East Africa, which best weathered the global crisis, is projected to again achieve the highest growth with more than 6 percent on average in 2010/2011. North and West Africa are both expected to grow at around 5 percent and Central Africa at 4 percent during the same period.
The Outlook also predicts an uneven recovery across sectors.
In 2009, Africa's export volumes declined by 2.5 percent and import volumes by about 8 percent. Sectors such as mining and manufacturing were particularly exposed to the fall of commodity prices and global trade in goods and services.
Other sectors, notably non-tourism services and agriculture, were more resilient and mitigated the effects of the downturn. In fact, in most African countries the agricultural sector benefited from good harvests due to favourable weather, although in some countries, bad harvests exacerbated the effect of the global crisis.
Analyzing the policies that cushioned the impact of the crisis, the AEO says: "Africa proved to be more resilient to the global crisis than some observers had feared thanks to prudent macro policies prior to the downturn that resulted in improved economic fundamentals in many African countries."
This, together with sustained official aid flows, earlier debt relief and loans by the International Monetary Fund, the World Bank and the African Development Bank provided space for adopting counter-cyclical policies, which cushioned the impact of the crisis. Nonetheless, policy challenges remain.
"The prospect of only a moderate recovery in a number of African countries makes it even more pressing to address the structural problems which existed even before the global crisis, and which reduced growth potential and led to high poverty levels," said Léonce Ndikumana, Director of Development Research Department of the African Development Bank.
The 2010 AEO includes a special study on Public Resource Mobilisation - an acronym for taxation - on means for African governments, as it says, "to become less dependent on aid in the long run, to the benefit of recipients and donors". It comes to the conclusion that there are very large differences in the tax raising performance of individual countries.
Annual taxes per capita ranged in 2008 from between $20 to $40 in Burundi, Guinea-Bissau, DR Congo., Sierra Leone and Ethiopia, to $4,866 in Equatorial Guinea, and $11,725 in Libya.
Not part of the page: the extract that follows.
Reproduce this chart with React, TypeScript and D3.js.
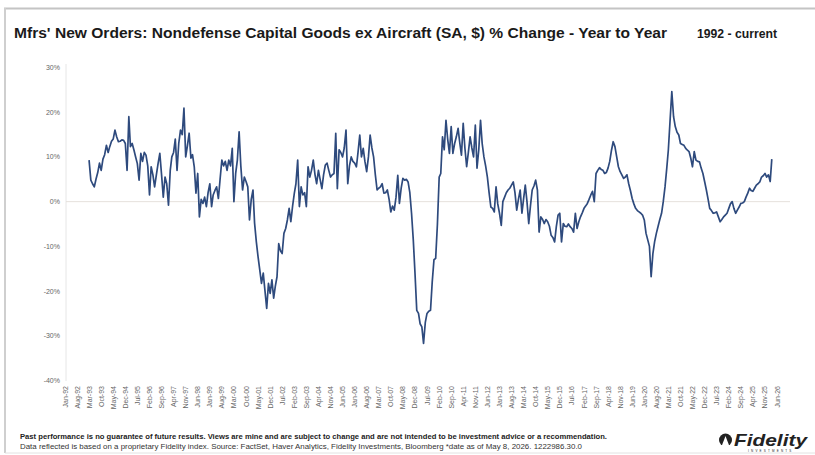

In fact, tax effort estimates confirm that some countries collect as little as half of what would be expected, given their living standards and economic structures, while others collect two to three times what is expected. In particular, resource-rich countries have made little effort to broaden their tax base.
By contrast Kenya, Morocco, Ghana and Cape Verde have shown that it is possible to collect taxes effectively from diversified sources.
The AEO authors are of the view that strategies towards more effective, efficient, and fair taxation in Africa typically lie with broadening the existing tax base. Policy options include cracking down on fraud and evasion, removing tax preferences, particularly for large corporations and traders, dealing with abuses of transfer pricing techniques by multinationals and taxing extractive industries more fairly and more transparently.
The 2010 AEO findings will be debated by African ministers and CEOs of companies investing in the region at the 10th annual International Economic Forum on Africa on June 11, 2021 at the French Ministry of Economy, Industry and Employment.